Right in the solar plexus.

Ireland, or more precisely our Government, had screwed up. They peddled delusions to the people, who bought into them. It’s only when you are deprived of something precious, something that better men died for, that you truly value what has been squandered in the name of politics– but never patriotism.

So we are now encouraged to believe that sovereignty is ‘outdated’ by the forces that rule over us or can be ‘shared’ with the “big beasts” of the political jungle. The idea is to deaden sensibilities that run deeper than finely crafted speeches and PR. But it doesn’t work like that. The consistently Europhile Irish Times was itself moved to acknowledge the trauma of lost sovereignty that had been visited on Ireland, on that chilly November evening, just ten years ago:

‘We are not naive enough to think that this State ever can, or ever could, take large decisions in isolation from the rest of the world. What we do expect, however, is that these decisions will still be our own. A nation’s independence is defined by the choices it can make for itself. Irish history makes the loss of that sense of choice more shameful. The desire to be a sovereign people runs like a seam through all of the struggles of the last 200 years…it continues to have a genuine resonance for most Irish people today’.
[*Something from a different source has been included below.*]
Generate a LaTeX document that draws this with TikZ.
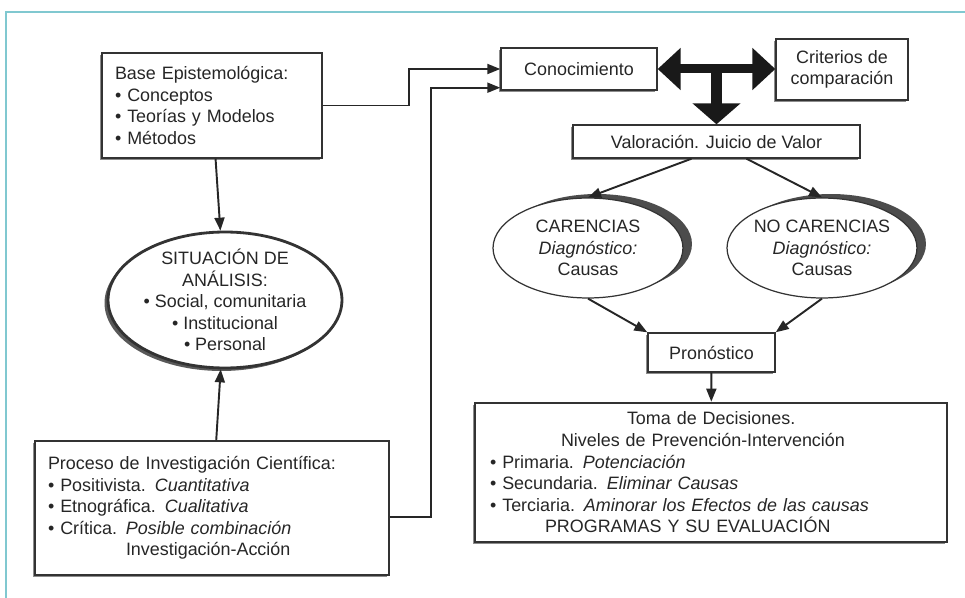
\documentclass[tikz,border=0pt]{standalone}
\usepackage{fontspec}
\setmainfont{Liberation Sans}
\usepackage{tikz}
\usetikzlibrary{arrows.meta,positioning,shapes.geometric,shadows}
\definecolor{marco}{RGB}{128,200,208}
\begin{document}
\begin{tikzpicture}[x=0.02cm,y=-0.02cm,font=\fontsize{10.2}{12.3}\selectfont,
caja/.style={draw=black!80,line width=.8pt,fill=white,text=black!85,inner xsep=.26cm,drop shadow={shadow xshift=-.04cm,shadow yshift=-.04cm,fill=black!45,opacity=1}},
elipse/.style={ellipse,draw=black!80,fill=white,text=black!85,align=center,inner xsep=-.1cm,inner ysep=-.25cm},
fina/.style={-{Triangle[length=.26cm,width=.2cm]},line width=1.1pt,draw=black!85},
gruesa/.style={draw=black!90,line width=.18cm}]
\useasboundingbox (0,0) rectangle (965,598);
\draw[marco,line width=.05cm] (6,598)--(6,12)--(965,12);
% izquierda
\node[caja,text width=3.88cm,minimum height=2.1cm,align=left] at (212,105.5)(base){Base Epistemológica:\\• Conceptos\\• Teorías y Modelos\\• Métodos};
\node[elipse,line width=1.6pt,minimum width=4.68cm,minimum height=2.72cm,drop shadow={shadow xshift=-.07cm,shadow yshift=-.06cm,fill=black!65,opacity=1}] at (225,300)(situacion){SITUACIÓN DE\\ANÁLISIS:\\• Social, comunitaria\\• Institucional\\• Personal};
\node[caja,text width=6.56cm,minimum height=2.68cm,align=left] at (212,508)(proceso){Proceso de Investigación Científica:\\• Positivista. \textit{Cuantitativa}\\• Etnográfica. \textit{Cualitativa}\\• Crítica. \textit{Posible combinación}\\\hspace*{1.56cm}Investigación-Acción};
% derecha
\node[caja,minimum width=3.12cm,minimum height=.84cm] at (579,69)(conoc){Conocimiento};
\node[caja,minimum width=2.64cm,minimum height=1.22cm,align=center] at (842,69.5)(crit){Criterios de\\comparación};
\node[caja,minimum width=5.74cm,minimum height=.66cm] at (716.5,141.5)(valor){Valoración. Juicio de Valor};
\node[elipse,line width=.7pt,minimum width=3.8cm,minimum height=2cm,drop shadow={shadow xshift=.18cm,shadow yshift=.08cm,fill=black!70,opacity=1}] at (588,248)(car){CARENCIAS\\\textit{Diagnóstico:}\\Causas};
\node[elipse,line width=.7pt,minimum width=3.8cm,minimum height=2cm,drop shadow={shadow xshift=.18cm,shadow yshift=.08cm,fill=black!70,opacity=1}] at (822,248)(nocar){NO CARENCIAS\\\textit{Diagnóstico:}\\Causas};
\node[caja,minimum width=2.54cm,minimum height=.78cm] at (711.5,352.5)(pron){Pronóstico};
\node[caja,line width=1.5pt,inner xsep=.3cm,text width=8.84cm,minimum height=2.78cm,align=left] at (711,472.5)(toma){\hspace*{2.74cm}Toma de Decisiones.\\\hspace*{1.42cm}Niveles de Prevención-Intervención\\• Primaria. \textit{Potenciación}\\• Secundaria. \textit{Eliminar Causas}\\• Terciaria. \textit{Aminorar los Efectos de las causas}\\\hspace*{1.1cm}PROGRAMAS Y SU EVALUACIÓN};
\coordinate (cruce) at (valor.north |- conoc.east);
% conectores
\draw[fina](base)--(situacion);\draw[fina](proceso)--(situacion);
\draw[fina](base.east)--++(86,0)|-(conoc.west);
\draw[fina]([yshift=-.18cm]proceso.east)--++(41,0)|-([yshift=.06cm]conoc.south west);
\draw[gruesa,{Triangle[length=.46cm,width=.82cm]}-{Triangle[length=.46cm,width=.82cm]}](conoc.east)--(conoc.east -| crit.west);
\draw[gruesa,line width=.22cm,-{Triangle[length=.42cm,width=.94cm]}](cruce)--(valor.north);
\draw[fina]([xshift=-.5cm]valor.south)--(car.north);\draw[fina]([xshift=.6cm]valor.south)--(nocar.north);
\draw[fina](car.south)--(pron.north west);\draw[fina](nocar.south)--(pron.north east);
\draw[fina](pron)--(toma);
\end{tikzpicture}
\end{document}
Well, there you are. Well said. “The desire to be a sovereign nation runs like a seam through all of the struggles of the last 200 years”. Except that you won’t hear the political establishment or the mainstream media talking in those terms today unless, of course, it’s at a “Commemoration”, when the ‘party pieces’ are disinterred and rehearsed one more time.

The truth of it is this. The jaded political establishment that bartered our sovereignty, are still in power. Think about it. It’s no surprise that having sold out the sovereignty of the country, they went on to sell out the faith values that once set Ireland apart: reverence for life, for family and for religious freedoms not least in our schools. And for political freedom. We should remember that religious freedom and political freedom are woven from the same cloth. Solzhenitsyn knew that. He told us, from his  experience of totalitarianism, the importance of the Christian patrimony of the West. But we weren’t listening.

Curbs on freedom of speech is next, under the guise of spin and being terribly, terribly ‘compassionate’. Its old hat now, but it still plays well to deadened sensibilities. Brussels will continue to dictate to the tattered remnants of a once sovereign nation what it must do and and what it must believe: what it can say and mustn’t say and the economic policies it must pursue, even as we pay hundreds of millions into the EU’s coffers.

Anything else? Oh yes, we should  break free of the Stockholm Syndrome that now marks our relationship with the EU. We should IrExit  for the same reasons I set out on 30th August 2017 that blew fuses on the Irish Times letters’ pages. We should recover and affirm in the Public Square our own authentic understanding of what “Europe” once stood for. We could do it. The UK, against all the odds, has broken through the hedge that encompasses us.